VIOLENT THREATS FOLLOW DETROIT TAKEOVER

Jesse Jackson decries 'plantocracy' while warnings include disruptions, burning

03/28/2013
by JOHN BENNETT

The official state takeover of Detroit is only newly accomplished, and there are signs that there soon will be unrest, or worse.

At a rally last Friday, Rev. Jackson called on Detroiters to engage in “mass, nonviolent protest” in the city to fend off what he called an attack on residents’ voting rights, local news reported.

“As opposed to having a city council that’s democratically elected and a mayor, you’ll have a plantocracy, a plantation-ocracy, replacing a democracy,” Rev. Jesse Jackson said.

Other threats are being issued in the city council, with increasing specificity. Detroit councilman Kwame Kenyatta recently told the group, “Even the Bloods in the hood fight for their territory” – evidently a comparison to the violent street gang.

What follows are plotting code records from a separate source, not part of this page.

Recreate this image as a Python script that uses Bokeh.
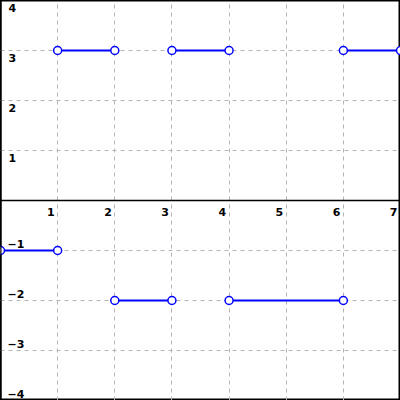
from bokeh.plotting import figure
from bokeh.models import FixedTicker, Span, ColumnDataSource
from bokeh.core.properties import value
from bokeh.embed import file_html
from bokeh.resources import INLINE

# Step-function pieces: y value held on the open interval (x_start, x_end)
x_start = [0, 1, 2, 3, 4, 6]
x_end = [1, 2, 3, 4, 6, 7]
y_vals = [-1, 3, -2, 3, -2, 3]

x_ticks = [1, 2, 3, 4, 5, 6, 7]
x_labels = ["1", "2", "3", "4", "5", "6", "7"]
y_pos_ticks = [1, 2, 3, 4]
y_pos_labels = ["1", "2", "3", "4"]
y_neg_ticks = [-1, -2, -3, -4]
y_neg_labels = ["\u22121", "\u22122", "\u22123", "\u22124"]

p = figure(width=400, height=400, x_range=(0, 7), y_range=(-4, 4),
           output_backend="svg", toolbar_location=None, min_border=0)
p.xaxis.visible = False
p.yaxis.visible = False
p.background_fill_color = "white"
p.border_fill_color = "white"
p.outline_line_color = "black"
p.outline_line_width = 2

for g, ticks in ((p.xgrid, [1, 2, 3, 4, 5, 6]), (p.ygrid, [-3, -2, -1, 1, 2, 3])):
    g.ticker = FixedTicker(ticks=ticks)
    g.grid_line_color = "#b4b4b4"
    g.grid_line_dash = "4 4"
    g.grid_line_width = 1

p.add_layout(Span(location=0, dimension="width", line_color="black", line_width=1.5))
p.add_layout(Span(location=0, dimension="height", line_color="black", line_width=2))

src = ColumnDataSource(dict(x0=x_start, x1=x_end, y=y_vals))
p.segment(x0="x0", y0="y", x1="x1", y1="y", source=src, line_color="#0000ff", line_width=2.2)
p.scatter(x="x0", y="y", source=src, size=8, fill_color="white", line_color="#0000ff", line_width=1.5)
p.scatter(x="x1", y="y", source=src, size=8, fill_color="white", line_color="#0000ff", line_width=1.5)

font = value("DejaVu Sans")
p.text(x=x_ticks, y=[0] * len(x_ticks), text=x_labels, text_align="right", text_baseline="top",
       x_offset=-3, y_offset=7, text_font=font, text_font_size="11px", text_font_style="bold",
       text_color="black")
p.text(x=[0] * 4, y=y_pos_ticks, text=y_pos_labels, text_align="left", text_baseline="top",
       x_offset=8, y_offset=3, text_font=font, text_font_size="11px", text_font_style="bold",
       text_color="black")
p.text(x=[0] * 4, y=y_neg_ticks, text=y_neg_labels, text_align="left", text_baseline="bottom",
       x_offset=7, y_offset=-3, text_font=font, text_font_size="11px", text_font_style="bold",
       text_color="black")

open("out.html", "w").write(file_html(p, INLINE))
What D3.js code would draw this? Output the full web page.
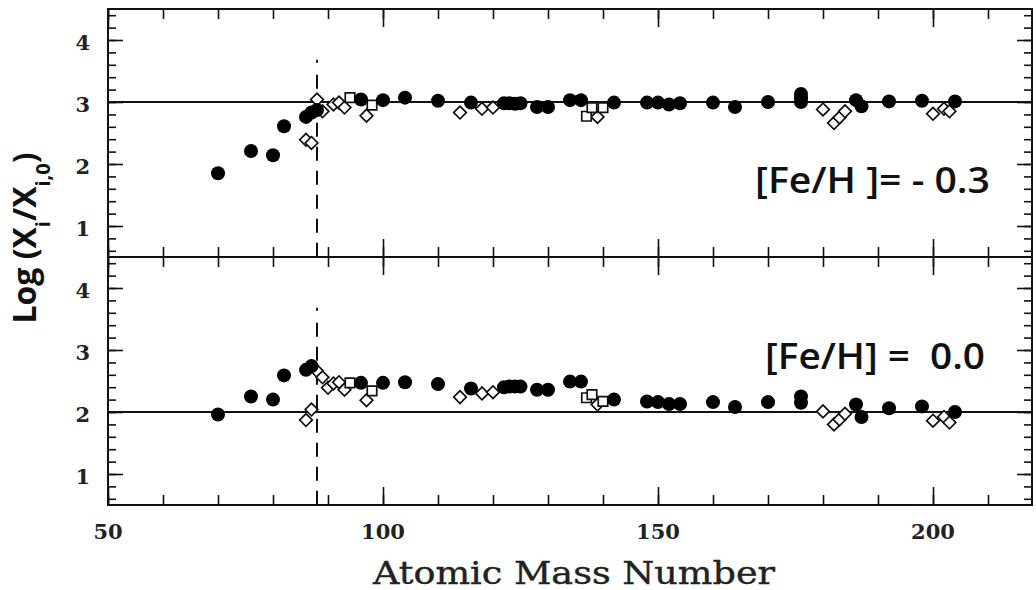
<html>
  <head>
    <style>
      body { margin: 0; background: white; }
      .frame { fill: none; stroke: #111; stroke-width: 2px; }
      .tick line { stroke: #111; stroke-width: 1.6px; }
      .tick text { font-family: "DejaVu Serif", serif; font-size: 21px; font-weight: 600; fill: #222; }
      .domain { display: none; }
    </style>
  </head>
  <body>
    <script src="https://d3js.org/d3.v7.min.js"></script>
    <script>
    // mass numbers and log overabundances
    var topFilledA = [70, 76, 80, 82, 86, 87, 88, 96, 100, 104, 110, 116, 122, 123, 124, 125, 128, 130, 134, 136, 142, 148, 150, 152, 154, 160, 164, 170, 176, 176, 176, 186, 187, 192, 198, 204];
    var topFilledY = [1.85, 2.21, 2.14, 2.61, 2.76, 2.83, 2.87, 3.04, 3.03, 3.07, 3.02, 2.99, 2.98, 2.98, 2.97, 2.98, 2.92, 2.92, 3.03, 3.03, 2.99, 2.99, 2.99, 2.96, 2.98, 2.99, 2.92, 3.00, 3.13, 3.06, 3.00, 3.03, 2.93, 3.01, 3.02, 3.01];
    var topDiamondA = [86, 87, 88, 89, 91, 92, 93, 97, 114, 118, 120, 139, 180, 182, 183, 184, 200, 202, 203];
    var topDiamondY = [2.39, 2.34, 3.04, 2.85, 2.96, 2.99, 2.91, 2.78, 2.83, 2.89, 2.91, 2.76, 2.88, 2.66, 2.75, 2.85, 2.81, 2.89, 2.85];
    var topSquareA = [94, 98, 137, 138, 140];
    var topSquareY = [3.07, 2.95, 2.77, 2.91, 2.91];

    var botFilledA = [70, 76, 80, 82, 86, 87, 96, 100, 104, 110, 116, 122, 123, 124, 125, 128, 130, 134, 136, 142, 148, 150, 152, 154, 160, 164, 170, 176, 176, 186, 187, 192, 198, 204];
    var botFilledY = [1.96, 2.25, 2.20, 2.59, 2.68, 2.74, 2.47, 2.47, 2.48, 2.45, 2.38, 2.40, 2.41, 2.41, 2.41, 2.36, 2.36, 2.49, 2.49, 2.20, 2.17, 2.16, 2.13, 2.13, 2.16, 2.08, 2.16, 2.25, 2.15, 2.12, 1.92, 2.06, 2.09, 2.00];
    var botDiamondA = [86, 87, 88, 89, 90, 91, 92, 93, 97, 114, 118, 120, 139, 180, 182, 183, 184, 200, 202, 203];
    var botDiamondY = [1.87, 2.04, 2.66, 2.56, 2.39, 2.46, 2.48, 2.36, 2.19, 2.24, 2.30, 2.32, 2.12, 2.01, 1.80, 1.88, 1.97, 1.86, 1.92, 1.83];
    var botSquareA = [94, 98, 137, 138, 140];
    var botSquareY = [2.47, 2.34, 2.23, 2.28, 2.17];

    var xMajor = [50, 100, 150, 200];
    var yMajor = [1, 2, 3, 4];
    var panelLabels = ["[Fe/H ]= - 0.3", "[Fe/H] =  0.0"];
    var refLevels = [3, 2];
    var magicA = 88;

    var width = 1036, height = 590;
    var svg = d3.select("body").append("svg")
        .attr("width", width)
        .attr("height", height);

    var x = d3.scaleLinear().domain([50, 218]).range([108, 1032]);
    var xMinor = d3.range(50, 220, 10);
    var yMinor = d3.range(6, 45, 2).map(function(d) { return d / 10; });

    function zip(a, b) { return a.map(function(v, i) { return [v, b[i]]; }); }

    var panels = [
      { top: 9, bottom: 257, filled: zip(topFilledA, topFilledY), diamonds: zip(topDiamondA, topDiamondY), squares: zip(topSquareA, topSquareY), label: panelLabels[0], ref: refLevels[0], labelY: 193, labelX: [755, 990] },
      { top: 257, bottom: 505, filled: zip(botFilledA, botFilledY), diamonds: zip(botDiamondA, botDiamondY), squares: zip(botSquareA, botSquareY), label: panelLabels[1], ref: refLevels[1], labelY: 369, labelX: [765, 985] }
    ];

    panels.forEach(function(p, pi) {
      var y = d3.scaleLinear().domain([0.5, 4.5]).range([p.bottom, p.top]);
      var g = svg.append("g");

      // ticks, all pointing inward
      g.append("g").attr("transform", "translate(0," + p.bottom + ")")
        .call(d3.axisBottom(x).tickValues(xMinor).tickSize(-10).tickFormat(""));
      g.append("g").attr("transform", "translate(0," + p.bottom + ")")
        .call(d3.axisBottom(x).tickValues(xMajor).tickSize(-18).tickFormat(""));
      g.append("g").attr("transform", "translate(0," + p.top + ")")
        .call(d3.axisTop(x).tickValues(xMinor).tickSize(-10).tickFormat(""));
      g.append("g").attr("transform", "translate(0," + p.top + ")")
        .call(d3.axisTop(x).tickValues(xMajor).tickSize(-18).tickFormat(""));
      g.append("g").attr("transform", "translate(108,0)")
        .call(d3.axisLeft(y).tickValues(yMinor).tickSize(-8).tickFormat(""));
      g.append("g").attr("transform", "translate(108,0)")
        .call(d3.axisLeft(y).tickValues(yMajor).tickSize(-15).tickPadding(18).tickFormat(d3.format("d")))
        .selectAll("text").attr("dy", "0.45em");
      g.append("g").attr("transform", "translate(1032,0)")
        .call(d3.axisRight(y).tickValues(yMinor).tickSize(-8).tickFormat(""));
      g.append("g").attr("transform", "translate(1032,0)")
        .call(d3.axisRight(y).tickValues(yMajor).tickSize(-15).tickFormat(""));

      g.append("rect").attr("class", "frame")
        .attr("x", 108).attr("y", p.top)
        .attr("width", 1032 - 108).attr("height", p.bottom - p.top);

      // reference level
      g.append("line")
        .attr("x1", 108).attr("x2", 1032)
        .attr("y1", y(p.ref)).attr("y2", y(p.ref))
        .attr("stroke", "#111").attr("stroke-width", 2);

      // N = 50 closed shell
      g.append("line")
        .attr("x1", x(magicA)).attr("x2", x(magicA))
        .attr("y1", y(3.68)).attr("y2", p.bottom)
        .attr("stroke", "#111").attr("stroke-width", 2)
        .attr("stroke-dasharray", "3,12,14,10,14,10,14,10,14,10,14,10,14,10,14,10,14,10");

      g.selectAll(".dia").data(p.diamonds).enter().append("path")
        .attr("d", d3.symbol().type(d3.symbolSquare).size(80))
        .attr("transform", function(d) { return "translate(" + x(d[0]) + "," + y(d[1]) + ") rotate(45)"; })
        .attr("fill", "white").attr("stroke", "#111").attr("stroke-width", 1.7);

      g.selectAll(".sq").data(p.squares).enter().append("path")
        .attr("d", d3.symbol().type(d3.symbolSquare).size(90))
        .attr("transform", function(d) { return "translate(" + x(d[0]) + "," + y(d[1]) + ")"; })
        .attr("fill", "white").attr("stroke", "#111").attr("stroke-width", 1.7);

      g.selectAll(".dot").data(p.filled).enter().append("circle")
        .attr("cx", function(d) { return x(d[0]); })
        .attr("cy", function(d) { return y(d[1]); })
        .attr("r", 7)
        .attr("fill", "#000");

      g.append("text")
        .attr("x", p.labelX[0]).attr("y", p.labelY)
        .attr("textLength", p.labelX[1] - p.labelX[0])
        .attr("lengthAdjust", "spacingAndGlyphs")
        .style("font-family", "'Open Sans', sans-serif")
        .style("font-weight", 600)
        .style("font-size", "36px")
        .style("white-space", "pre")
        .attr("fill", "#111")
        .text(p.label);
    });

    // x tick labels under the lower panel
    svg.append("g").selectAll("text").data(xMajor).enter().append("text")
      .attr("x", function(d) { return x(d); })
      .attr("y", 539)
      .attr("text-anchor", "middle")
      .style("font-family", "'DejaVu Serif', serif")
      .style("font-size", "21px")
      .style("font-weight", 600)
      .attr("fill", "#222")
      .text(function(d) { return d; });

    svg.append("text")
      .attr("x", 373).attr("y", 584)
      .attr("textLength", 402)
      .attr("lengthAdjust", "spacingAndGlyphs")
      .style("font-family", "'DejaVu Serif', serif")
      .style("font-size", "31px")
      .attr("fill", "#222")
      .attr("stroke", "#222").attr("stroke-width", 0.4)
      .text("Atomic Mass Number");

    var yt = svg.append("text")
      .attr("transform", "translate(36,238) rotate(-90)")
      .attr("text-anchor", "middle")
      .style("font-family", "'Open Sans', sans-serif")
      .style("font-weight", 700)
      .style("font-size", "32px")
      .attr("fill", "#111");
    yt.append("tspan").text("Log (X");
    yt.append("tspan").attr("baseline-shift", "sub").style("font-size", "20px").text("i");
    yt.append("tspan").text("/X");
    yt.append("tspan").attr("baseline-shift", "sub").style("font-size", "20px").text("i,0");
    yt.append("tspan").text(")");
    </script>
  </body>
</html>
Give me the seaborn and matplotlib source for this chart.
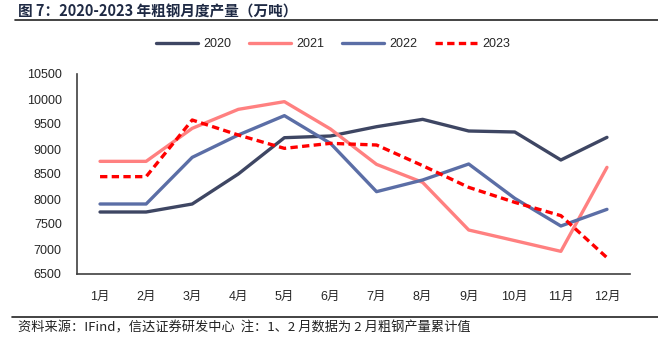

Such positive invocations for violent gang behavior by public officials are infrequent. However, the unique culture of Detroit leaders and community activists represents an exception. When talk of a state takeover became serious, a number of local leaders began to make threats, some veiled, some open.

Marie Thornton, a former Detroit Public School Board member vowed, “I won’t give up my right to vote. We are going to shut down freeways and we are going to disrupt the economic system.”

Detroit Minister Malik Shabazz recently warned during a public hearing, “This is white supremacy. Before you can take over our city, we will burn it.”


Detroit


A critic of those sentiments, Detroit columnist Frank Beckmann, has warned of the “potential for open civil unrest.”
Racial resentment stoked by public figures, according to some researchers, contributed to the violent rioting in Detroit during the 1960s. The late political scientist Edward Banfield, in his classic study of lower-class culture, “The Unheavenly City” offered a list of factors that caused urban rioting in the 1960s. One factor was “a barrage of statements by leaders of both races” that urban problems were “entirely, or almost entirely, the result of racial prejudice, implying that only white racism” was to blame for those problems.

Incendiary racial rhetoric exacerbated existing problems, and even concocted new problems.

“It is bad enough to suffer real prejudice,” Banfield wrote, “without having to suffer imaginary prejudice as well.”
While talk of the state takeover of the financially destitute city has led to accusations of racism and threats to “burn” the city before allowing it to be taken over, Detroit’s emergency manager firmly rejects those claims.

Kevin Orr, the successful black bankruptcy attorney selected to serve as emergency manager, said that the takeover power arises from “a law enacted by the legislature.”

This law gives the governor authority to appoint a manager, and states that “municipalities, including the city of Detroit, are subdivisions of state government.”

Therefore, “by constitutional law, they exist as a creature of state government and the ultimate chief executive for the state is the governor” who is an elected official. Thus, “any notion that somehow it’s a deprivation of voting rights is inaccurate.”

Nonetheless, some leaders continue to evoke the imagery of bloodshed.

“We marched too long and bled too much and died too young for the right to vote to have a governor … take away the impact of our vote,” said Jackson.

Those words echo the language used recently by the top NAACP official in Georgia.



“We’ve fought too hard and bled too long to allow our officials to be removed by a dictator,” claimed the head of the Georgia NAACP, arguing against the removal of an inept group of six DeKalb County school board members, five of whom are black.

The state takeover in Detroit is seeking to prevent what would be the largest municipal bankruptcy in U.S. history.
WND previously reported how JoAnn Watson” has become the public voice of Detroiters determined to hang on to self-rule.

Some may recognize Watson as the councilwoman who called upon Barack Obama to bail out Detroit, saying, “Our people in an overwhelming way supported the re-election of this president and there ought to be a quid pro quo and you ought to exercise leadership on that.”